Занятый всей этой дребеденью, я, конечно, совсем забросил свои чертежи, потому что все время торчал у Лене и моя голова была полностью забита хлопотами, связанными с женитьбой. Все было чудесно, и я был очень счастлив, как и полагается жениху: хлопотал, чтобы с моей родины пришли все нужные справки, и, собственно, ждал только, чтобы улучшились мои дела, связанные с работой; ждать оставалось недолго, может, всего четыре — шесть недель.
До этого момента все было в порядке. Пока не открылась выставка. Черт бы ее побрал, юноша! Это была промышленная выставка, только очень маленькая, ее открыли в воскресенье. Я получил входной билет от фабрики, а Лене билет купил. Нам давали еще и скидку в цене. Вот уж где дым стоял коромыслом, можешь себе представить. И музыка, и представление, и множество людей, я купил девушке зонтик от солнца, из какой-то ткани как шелк, всех цветов радуги, и мы ходили повсюду, и нам было очень весело. На улице играла военная духовая капелла из Людвигсбурга, погода была прекрасная, и посетителей полным-полно. Позднее я, правда, слышал, что организаторы понесли убытки, но мне трудно в это поверить.
Мы носились как угорелые и смотрели разные вещи, и Лене все время где-нибудь останавливалась, и я вместе с нею. Так мы подошли к станкам, и как только я их увидел, мне тут же стукнуло в голову, как много недель я даже не прикасался к чертежам стиральной машины. И меня вдруг стало это так сильно мучить, что я готов был сию же минуту помчаться домой. Я даже не могу рассказать, что творилось у меня на душе.

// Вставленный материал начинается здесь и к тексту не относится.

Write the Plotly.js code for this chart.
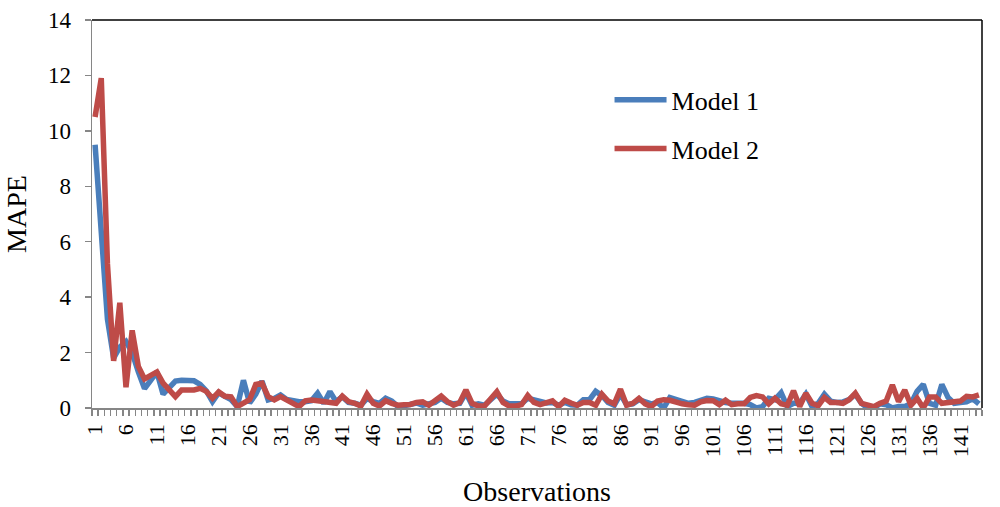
<!DOCTYPE html>
<html>
<head>
<meta charset="utf-8">
<script src="https://cdn.plot.ly/plotly-3.0.1.min.js"></script>
<style>
  html, body { margin: 0; padding: 0; background: #ffffff; }
  #chart { width: 1000px; height: 507px; }
</style>
</head>
<body>
<div id="chart"></div>
<script>
const observations = [
  1,2,3,4,5,6,7,8,9,10,11,12,13,14,15,16,17,18,19,20,
  21,22,23,24,25,26,27,28,29,30,31,32,33,34,35,36,37,38,39,40,
  41,42,43,44,45,46,47,48,49,50,51,52,53,54,55,56,57,58,59,60,
  61,62,63,64,65,66,67,68,69,70,71,72,73,74,75,76,77,78,79,80,
  81,82,83,84,85,86,87,88,89,90,91,92,93,94,95,96,97,98,99,100,
  101,102,103,104,105,106,107,108,109,110,111,112,113,114,115,116,117,118,119,120,
  121,122,123,124,125,126,127,128,129,130,131,132,133,134,135,136,137,138,139,140,
  141,142,143,144
];

const model1 = [
  9.5, 6.0, 3.2, 1.8, 2.2, 2.4, 2.0, 1.3, 0.7, 1.0,
  1.3, 0.5, 0.75, 0.97, 1.0, 1.0, 0.98, 0.85, 0.62, 0.23,
  0.55, 0.42, 0.3, 0.05, 1.0, 0.18, 0.5, 0.97, 0.29, 0.35,
  0.47, 0.31, 0.26, 0.23, 0.23, 0.26, 0.53, 0.17, 0.59, 0.23,
  0.41, 0.2, 0.17, 0.1, 0.35, 0.23, 0.17, 0.35, 0.25, 0.05,
  0.08, 0.15, 0.18, 0.1, 0.15, 0.2, 0.35, 0.2, 0.15, 0.17,
  0.55, 0.1, 0.15, 0.1, 0.3, 0.5, 0.25, 0.15, 0.15, 0.15,
  0.35, 0.3, 0.22, 0.18, 0.2, 0.1, 0.2, 0.12, 0.1, 0.3,
  0.3, 0.6, 0.45, 0.2, 0.1, 0.5, 0.12, 0.15, 0.3, 0.2,
  0.15, 0.2, 0.0, 0.38, 0.3, 0.2, 0.17, 0.2, 0.3, 0.35,
  0.33, 0.25, 0.2, 0.17, 0.17, 0.17, 0.12, 0.0, 0.05, 0.35,
  0.3, 0.55, 0.05, 0.17, 0.17, 0.5, 0.05, 0.17, 0.5, 0.25,
  0.2, 0.22, 0.3, 0.5, 0.17, 0.0, 0.0, 0.15, 0.12, 0.0,
  0.05, 0.05, 0.15, 0.6, 0.85, 0.17, 0.1, 0.85, 0.38, 0.17,
  0.2, 0.22, 0.33, 0.15
];

const model2 = [
  10.5, 11.9, 5.2, 1.7, 3.8, 0.75, 2.8, 1.5, 1.05, 1.15,
  1.3, 0.9, 0.65, 0.41, 0.65, 0.65, 0.65, 0.71, 0.6, 0.35,
  0.58, 0.42, 0.4, 0.05, 0.2, 0.3, 0.85, 0.9, 0.41, 0.29,
  0.41, 0.29, 0.17, 0.05, 0.26, 0.29, 0.26, 0.23, 0.23, 0.17,
  0.43, 0.23, 0.17, 0.07, 0.5, 0.17, 0.07, 0.26, 0.17, 0.1,
  0.12, 0.13, 0.2, 0.22, 0.1, 0.29, 0.43, 0.23, 0.1, 0.2,
  0.65, 0.17, 0.07, 0.07, 0.3, 0.59, 0.2, 0.07, 0.07, 0.12,
  0.45, 0.2, 0.12, 0.17, 0.26, 0.05, 0.28, 0.18, 0.1, 0.2,
  0.2, 0.1, 0.5, 0.25, 0.15, 0.68, 0.1, 0.17, 0.35, 0.15,
  0.05, 0.25, 0.3, 0.28, 0.2, 0.15, 0.12, 0.1, 0.22, 0.27,
  0.26, 0.12, 0.28, 0.12, 0.15, 0.15, 0.38, 0.45, 0.4, 0.15,
  0.35, 0.15, 0.1, 0.62, 0.05, 0.53, 0.17, 0.08, 0.38, 0.2,
  0.2, 0.17, 0.3, 0.53, 0.17, 0.1, 0.05, 0.17, 0.25, 0.83,
  0.23, 0.65, 0.1, 0.35, 0.0, 0.4, 0.4, 0.17, 0.2, 0.23,
  0.25, 0.42, 0.4, 0.47
];

const xTickVals = [1, 6, 11, 16, 21, 26, 31, 36, 41, 46, 51, 56, 61, 66, 71, 76, 81, 86, 91, 96, 101, 106, 111, 116, 121, 126, 131, 136, 141];
const xTickText = ["1","6","11","16","21","26","31","36","41","46","51","56","61","66","71","76","81","86","91","96","101","106","111","116","121","126","131","136","141"];
const yTickVals = [0, 2, 4, 6, 8, 10, 12, 14];

const FONT = '"Liberation Serif", "Times New Roman", serif';
const AXIS_GRAY = '#868686';

// category boundaries for the small tick marks between observations
const boundaries = [observations[0] - 0.5].concat(observations.map(v => v + 0.5));

const traces = [
  {
    x: observations, y: model1, type: 'scatter', mode: 'lines', name: 'Model 1',
    legendgroup: 'm1',
    line: { color: '#4A7EBB', width: 5.5 }
  },
  {
    x: observations, y: model2, type: 'scatter', mode: 'lines', name: 'Model 2',
    legendgroup: 'm2',
    line: { color: '#BE4B48', width: 5.5 }
  }
];

const layout = {
  width: 1000, height: 507,
  margin: { l: 92, r: 18, t: 20, b: 99, pad: 0 },
  paper_bgcolor: '#ffffff', plot_bgcolor: '#ffffff',
  font: { family: FONT, size: 22, color: '#000000' },
  showlegend: true,
  legend: {
    x: 0.5815, xanchor: 'left', y: 0.855, yanchor: 'top',
    bgcolor: 'rgba(0,0,0,0)', borderwidth: 0,
    font: { family: FONT, size: 26, color: '#000000' },
    traceorder: 'grouped', tracegroupgap: 12, itemwidth: 52
  },
  xaxis: {
    type: 'linear',
    range: [boundaries[0], boundaries[boundaries.length - 1]],
    tickmode: 'array', tickvals: xTickVals, ticktext: xTickText,
    tickangle: -90, ticks: '', ticklen: 0, ticklabelstandoff: 6,
    tickfont: { family: FONT, size: 22, color: '#000000' },
    showgrid: false, zeroline: false,
    showline: true, linecolor: AXIS_GRAY, linewidth: 1.5,
    minor: { tickmode: 'array', tickvals: boundaries, ticks: 'outside', ticklen: 6, tickwidth: 1.5, tickcolor: AXIS_GRAY, showgrid: false },
    title: { text: 'Observations', font: { family: FONT, size: 28, color: '#000000' }, standoff: 28 }
  },
  yaxis: {
    range: [0, 14],
    tickmode: 'array', tickvals: yTickVals,
    ticks: 'outside', ticklen: 6, tickwidth: 1.5, tickcolor: AXIS_GRAY,
    ticklabelstandoff: 9,
    tickfont: { family: FONT, size: 23, color: '#000000' },
    showgrid: false, zeroline: false,
    showline: true, linecolor: AXIS_GRAY, linewidth: 1.5,
    title: { text: 'MAPE', font: { family: FONT, size: 28, color: '#000000' }, standoff: 13 }
  },
  shapes: [
    { type: 'line', xref: 'paper', yref: 'paper', x0: 0, x1: 1, y0: 1, y1: 1, line: { color: '#000000', width: 1.5 } },
    { type: 'line', xref: 'paper', yref: 'paper', x0: 1, x1: 1, y0: 0, y1: 1, line: { color: '#000000', width: 1.5 } }
  ]
};

Plotly.newPlot('chart', traces, layout, { displayModeBar: false, staticPlot: true });
</script>
</body>
</html>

— Пойдем отсюда, оставь эти скучные машины, — сказала Лене и захотела меня увести.
И в этот момент, когда она потянула меня за руку, мне вдруг пришло в голову, что я вроде как бы должен стыдиться и что она хочет оттащить меня от всего того, что раньше было для меня важно и дорого. И я ясно почувствовал, как это бывает во сне: или ты женишься и пропадешь со всеми твоими потрохами, или сейчас же уйдешь отсюда к своей стиральной машине. И тогда я сказал Лене, что хочу еще на некоторое время остаться здесь, в машинном павильоне. Она начала вздорить, а потом взяла и ушла одна.
Да, юноша, так оно и есть, и так оно и было. Вечером я сидел как безумный за чертежной доской, в понедельник утром заявил на фабрике, что увольняюсь, а через две недели уже был таков. И теперь я только делаю станки и машины, одна из них уже родилась в моей голове, а на эту я получу патент, и это так же точно, как и то, что меня зовут Зильбернагель.